Bank Muamalat to Sell $73 Million in Sukuk Bonds
Shariah-compliant lender Bank Muamalat Indonesia plans to sell Rp 700 billion ($73 million) worth of sukuk Islamic bonds in the first half of 2013, of which the proceeds will be used for branch expansions.
The bond sale is part of the lender’s plan to issue a total of Rp 1.5 trillion worth across several years.
“Last year, we issued the first one, worth Rp 800 billion, that offers 10.21 percent yield,” Meitra N. Sari, the company’s corporate secretary, said on Friday.
Shariah bonds comply with the Islamic teaching that bans interest, instead using asset returns to pay back investors.
She said the proceeds from the bond sale will be used to help finance a branch office expansion.
Currently, Bank Muamalat has about 500 branch offices and outlets across Indonesia.
Meitra expected investor interest to remain strong this year after a successful sale last year.

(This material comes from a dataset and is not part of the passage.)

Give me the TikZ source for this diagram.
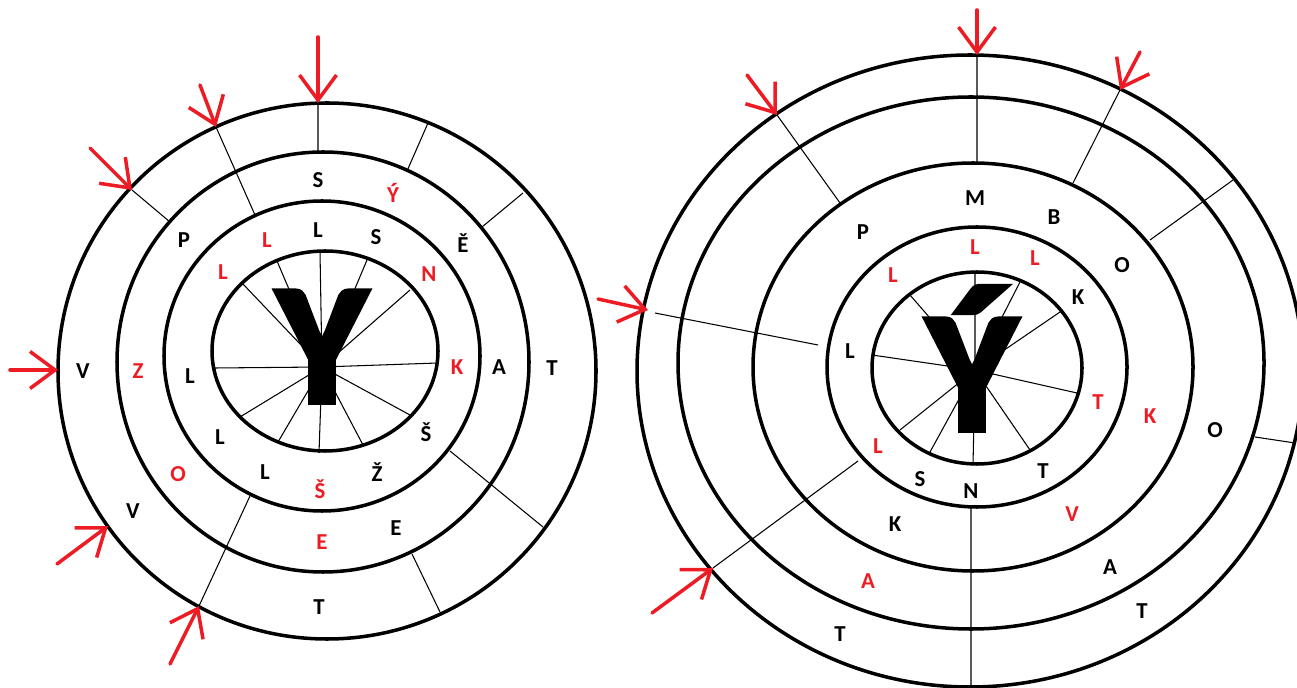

Last year, Bank Muamalat decided to increase the proceeds target from its Sukuk sale to Rp 800 billion from Rp 500 billion previously, after investors displayed strong interest.
Bahana Securities, Danareksa Sekuritas and Indo Premier Securities were hired as the arrangers for the Sukuk sale.
Bank Muamalat is also advancing its plans to sell shares to the public. Meitra said the company will use its December 2012 financial report in the prospectus for its initial public offering.
Bank Muamalat is one of several lenders planning to tap the equity market for fresh funds to finance an expansion and strengthen capital structure.
Sunarso, a commercial director of Bank Mandiri, the country’s largest lender by assets, said last year that the bank is considering an IPO in 2013 for its Islamic unit, Bank Syariah Mandiri.
Bank Muamalat is 32.7 percent controlled by the Islamic Development Bank, 19.3 by Kuwait’s Boubyan Bank, 17.9 percent by Atwill Holdings, 6 percent by the National Bank of Kuwait and the rest by one of several smaller shareholders.
There are 11 Shariah-compliant lenders operating in Indonesia, including Bank Syariah Mandiri and Bank Mega Syariah. Many mainstream banking operators have chosen to launch separate Shariah subsidiaries to tap into the growing market.
Indonesia has the world’s largest Muslim population, with about 85 percent of people adhering to the faith. But development in Islamic financial instruments lags behind neighboring countries, especially Malaysia, which has become the center of Islamic finance in Asia.